Nostalgia was developed in part by Matrix Software, the people behind the DS remakes of Final Fantasy III and IV. Now those were alright looking games but they were successful because they had a great story behind them. Nostalgia looks alright but the gameplay and story are so basic that Matrix’s contributions to the game are a sad sight to see. There are a few in-game animations that are hardly impressive to say the least, and the only potential I saw in these animations were at the very end when the story actually briefly became interesting. I’m sorry to say that yes, it takes until the very end for the game to become interesting in its storyline. Such a shame!

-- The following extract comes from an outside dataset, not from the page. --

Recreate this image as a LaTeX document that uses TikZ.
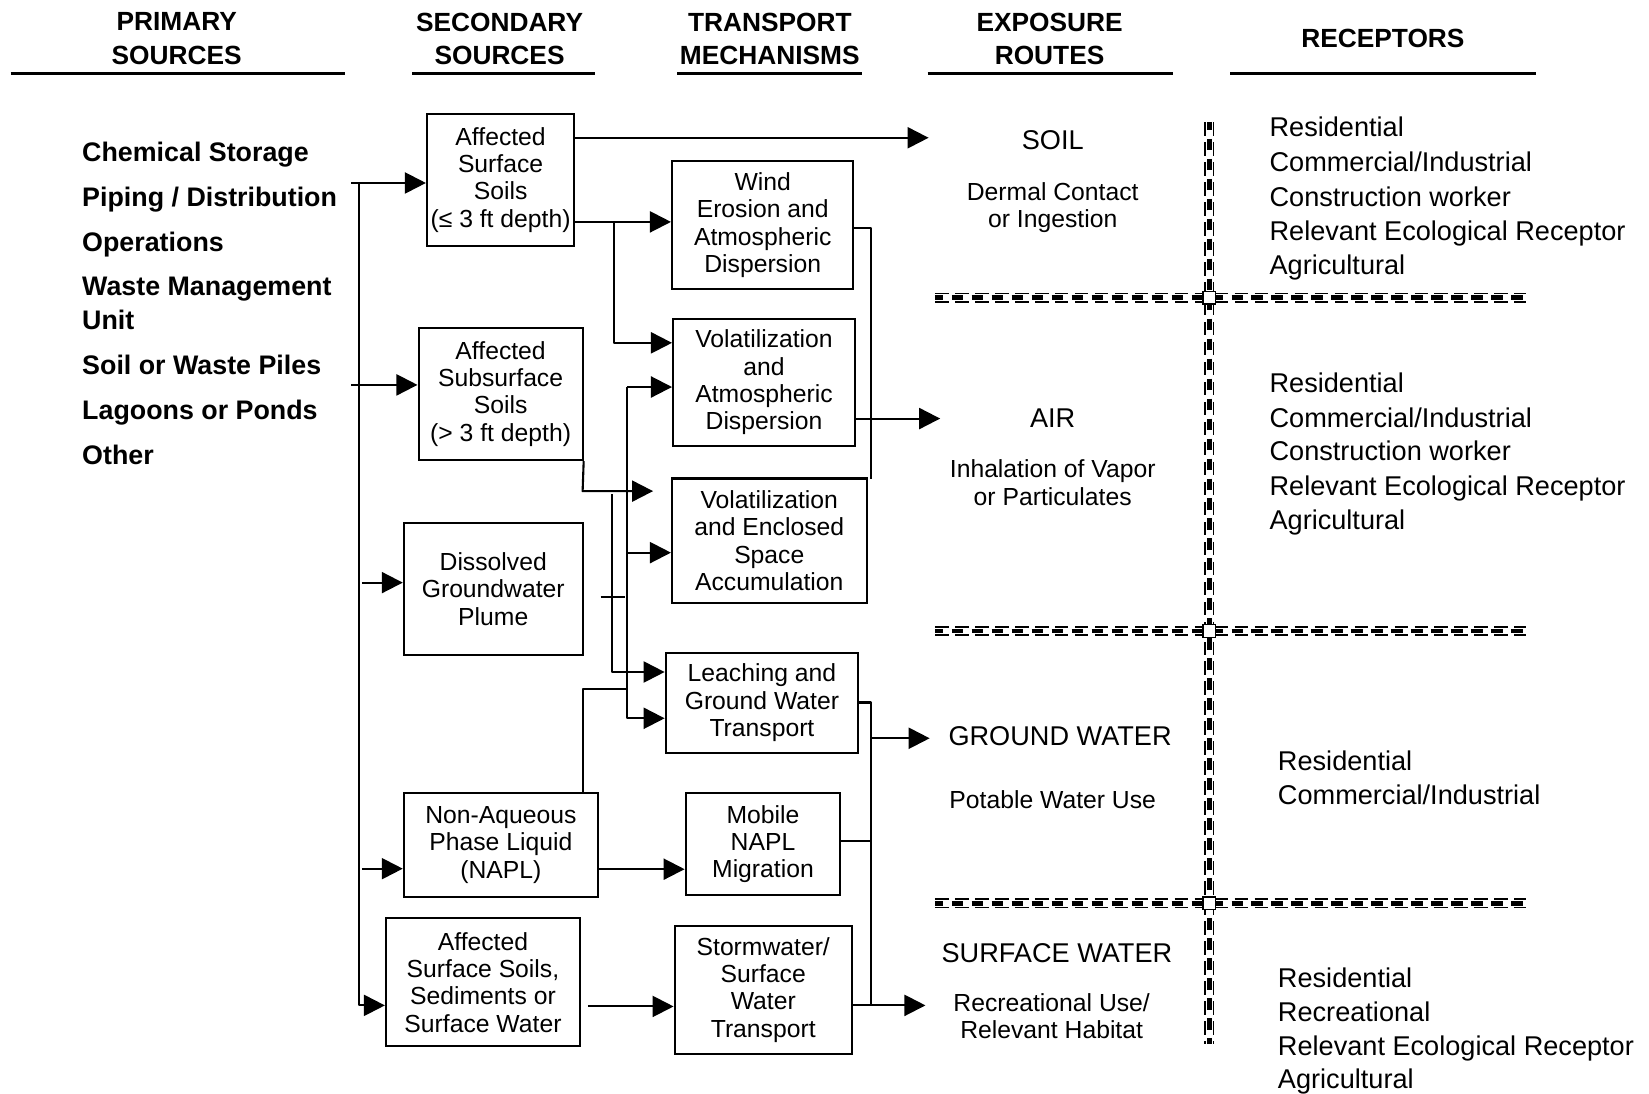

Nostalgia is a fake title for an RPG that is so basic it should be renamed “How to Play a JRPG” or something to that like. I know this review is entirely negative but there really isn’t anything nice to say about it. Okay I can find one complement: the artwork for the game is nice to look at. You can see it in the intro movie and at the very end. Whoever drew those pieces did a good job at portraying a concept for what should have been a good game. The characters actually look like they have some life behind them, instead of the simple-minded drones that we got in the game. The one thing that may have been nostalgic was how quickly the characters were able to get over a death or some grand emotional moment and move on in the quest at a fast pace. This reminded me of Final Fantasy IV for example, but then I realized these scenes were more comical instead of nostalgic to watch. I’m sorry Nostalgia, but you are nothing that resembles the name.



Title: Nostalgia
Developer: Matrix Software, Red Entertainment
Genre: Japanese Role-Playing Game
Year: 2008 (JP) 2009 (NA)
Platform: Nintendo DS (Played on a Nintendo 3DS)
Completion: In-game timer states that I played for roughly 21 hours, but my 3DS stats application says I played for over 24 hours; this is due to dying a few times in ridiculous airship battles. Did not attempt any sidequests as the main adventure was more than enough, although rewards for these quests are additional character information, gold, and weapons/armor.